VISIT-1 (Versatile International Station for Interplanetary Transport — 1) is an inertially-fixed heliocentric ellipse resonant with both Earth's and Mars's orbital periods. Unlike the Aldrin cycler, no gravity-assist flybys are needed to maintain its geometry. Per the spaceflighthistory.blogspot summary of Niehoff 1985: "A spacecraft in a VISIT-1 orbit would circle the Sun in 1.25 Earth years, encountering Earth four times in five Earth years and Mars three times in two Mars years." Caveat: secondary sources give inconsistent encounter frequencies for VISIT-1. Spaceflighthistory says "4 Earth encounters in 5 years, 3 Mars encounters in 2 Mars years"; Wikipedia says "encounters Earth three times and Mars four times in 15 years". These imply different orbital elements. The Rogers 2012 values (a=1.17, e=0.193) match neither precisely; the underlying issue is that several "VISIT-1"-named cyclers appear in the literature with slightly different parameter sets. For M7 novelty matching, treat the VISIT-1 entry as having a deliberately wide tolerance until the Niehoff 1985/1986 originals can be inspected. Per Russell 2004 §1.3: "Unlike most other cyclers, the VISIT class of cyclers have orbits that are inertially fixed and utilize resonance opportunities between the periods of the cycler, Earth, and Mars; and thus, require no flyby maneuvers at Earth or Mars."

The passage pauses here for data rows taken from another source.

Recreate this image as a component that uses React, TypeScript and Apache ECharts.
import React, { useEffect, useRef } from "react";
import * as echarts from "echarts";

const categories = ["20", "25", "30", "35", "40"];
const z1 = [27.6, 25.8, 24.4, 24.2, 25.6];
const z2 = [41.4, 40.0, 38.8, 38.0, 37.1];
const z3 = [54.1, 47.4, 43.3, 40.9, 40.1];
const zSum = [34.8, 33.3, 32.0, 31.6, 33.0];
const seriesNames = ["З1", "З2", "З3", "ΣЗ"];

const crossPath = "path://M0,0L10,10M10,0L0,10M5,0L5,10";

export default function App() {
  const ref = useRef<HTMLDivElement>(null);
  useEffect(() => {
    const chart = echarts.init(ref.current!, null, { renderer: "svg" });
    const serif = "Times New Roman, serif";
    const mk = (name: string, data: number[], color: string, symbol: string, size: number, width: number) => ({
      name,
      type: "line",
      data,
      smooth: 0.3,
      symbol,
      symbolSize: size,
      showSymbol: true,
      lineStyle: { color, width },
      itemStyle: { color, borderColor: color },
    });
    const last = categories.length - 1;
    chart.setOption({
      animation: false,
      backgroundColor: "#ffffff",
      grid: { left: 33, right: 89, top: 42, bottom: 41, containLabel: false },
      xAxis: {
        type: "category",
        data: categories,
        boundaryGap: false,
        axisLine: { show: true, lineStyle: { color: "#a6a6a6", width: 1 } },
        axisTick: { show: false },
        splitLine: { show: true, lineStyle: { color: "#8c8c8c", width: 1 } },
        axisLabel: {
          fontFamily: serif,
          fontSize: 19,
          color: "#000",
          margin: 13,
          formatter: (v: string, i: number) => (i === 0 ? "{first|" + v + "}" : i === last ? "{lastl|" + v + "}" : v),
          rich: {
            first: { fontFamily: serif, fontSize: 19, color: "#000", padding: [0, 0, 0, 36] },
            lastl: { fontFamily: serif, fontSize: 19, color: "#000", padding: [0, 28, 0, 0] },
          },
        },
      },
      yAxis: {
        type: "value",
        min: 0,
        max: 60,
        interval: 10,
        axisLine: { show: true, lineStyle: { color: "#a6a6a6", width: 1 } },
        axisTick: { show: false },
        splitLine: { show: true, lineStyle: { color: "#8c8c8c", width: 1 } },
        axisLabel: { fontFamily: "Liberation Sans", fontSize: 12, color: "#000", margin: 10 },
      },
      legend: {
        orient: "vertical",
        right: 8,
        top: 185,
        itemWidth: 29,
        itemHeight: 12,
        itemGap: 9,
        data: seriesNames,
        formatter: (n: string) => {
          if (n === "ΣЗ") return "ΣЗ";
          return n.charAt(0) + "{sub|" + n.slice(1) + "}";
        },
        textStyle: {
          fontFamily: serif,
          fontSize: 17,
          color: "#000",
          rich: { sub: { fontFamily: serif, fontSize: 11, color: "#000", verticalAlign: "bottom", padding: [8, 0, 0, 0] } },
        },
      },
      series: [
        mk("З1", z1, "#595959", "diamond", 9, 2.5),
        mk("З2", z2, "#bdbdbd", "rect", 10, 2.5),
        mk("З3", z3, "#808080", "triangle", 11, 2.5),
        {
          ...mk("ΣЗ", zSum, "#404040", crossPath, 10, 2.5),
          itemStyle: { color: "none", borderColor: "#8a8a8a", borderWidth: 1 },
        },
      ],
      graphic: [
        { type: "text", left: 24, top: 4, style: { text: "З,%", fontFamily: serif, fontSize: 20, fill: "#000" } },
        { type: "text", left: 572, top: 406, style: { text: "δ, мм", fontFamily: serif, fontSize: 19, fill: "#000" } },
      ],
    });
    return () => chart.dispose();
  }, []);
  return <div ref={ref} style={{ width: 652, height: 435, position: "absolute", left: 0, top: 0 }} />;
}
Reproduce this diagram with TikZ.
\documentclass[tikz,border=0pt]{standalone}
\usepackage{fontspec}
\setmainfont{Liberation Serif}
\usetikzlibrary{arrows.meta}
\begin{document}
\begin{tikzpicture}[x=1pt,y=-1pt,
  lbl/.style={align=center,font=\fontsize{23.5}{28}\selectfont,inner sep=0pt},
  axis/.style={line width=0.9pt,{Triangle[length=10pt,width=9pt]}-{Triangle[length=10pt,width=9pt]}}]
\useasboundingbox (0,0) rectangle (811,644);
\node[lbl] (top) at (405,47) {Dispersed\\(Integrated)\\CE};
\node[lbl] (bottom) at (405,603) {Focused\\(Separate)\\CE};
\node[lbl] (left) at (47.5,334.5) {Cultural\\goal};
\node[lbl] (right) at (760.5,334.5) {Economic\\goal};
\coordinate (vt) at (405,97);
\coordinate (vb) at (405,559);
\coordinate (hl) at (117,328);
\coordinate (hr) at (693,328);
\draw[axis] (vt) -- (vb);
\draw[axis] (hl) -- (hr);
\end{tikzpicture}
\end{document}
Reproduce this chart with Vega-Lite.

Source quotes (per-field provenance)

Every numerical value in this entry traces to a verbatim or paraphrased quote from a cited source.

a_au
Rogers et al. 2012 Table 1: 'VISIT-1 ... Semi-Major Axis, AU: 1.17'.
e
Rogers et al. 2012 Table 1: 'VISIT-1 ... Eccentricity: 0.193'.
perihelion_au
Rogers et al. 2012 Table 1: 'VISIT-1 ... Perihelion Radius, AU: 0.94'.
aphelion_au
Rogers et al. 2012 Table 1: 'VISIT-1 ... Aphelion Radius, AU: 1.40'.
period.years
Rogers et al. 2012 Table 1 footnote a: "These cyclers repeat every 7 Earth-Mars synodic periods, which usually means that 14 vehicles are needed." 7 * 2.135 = 14.95 yr.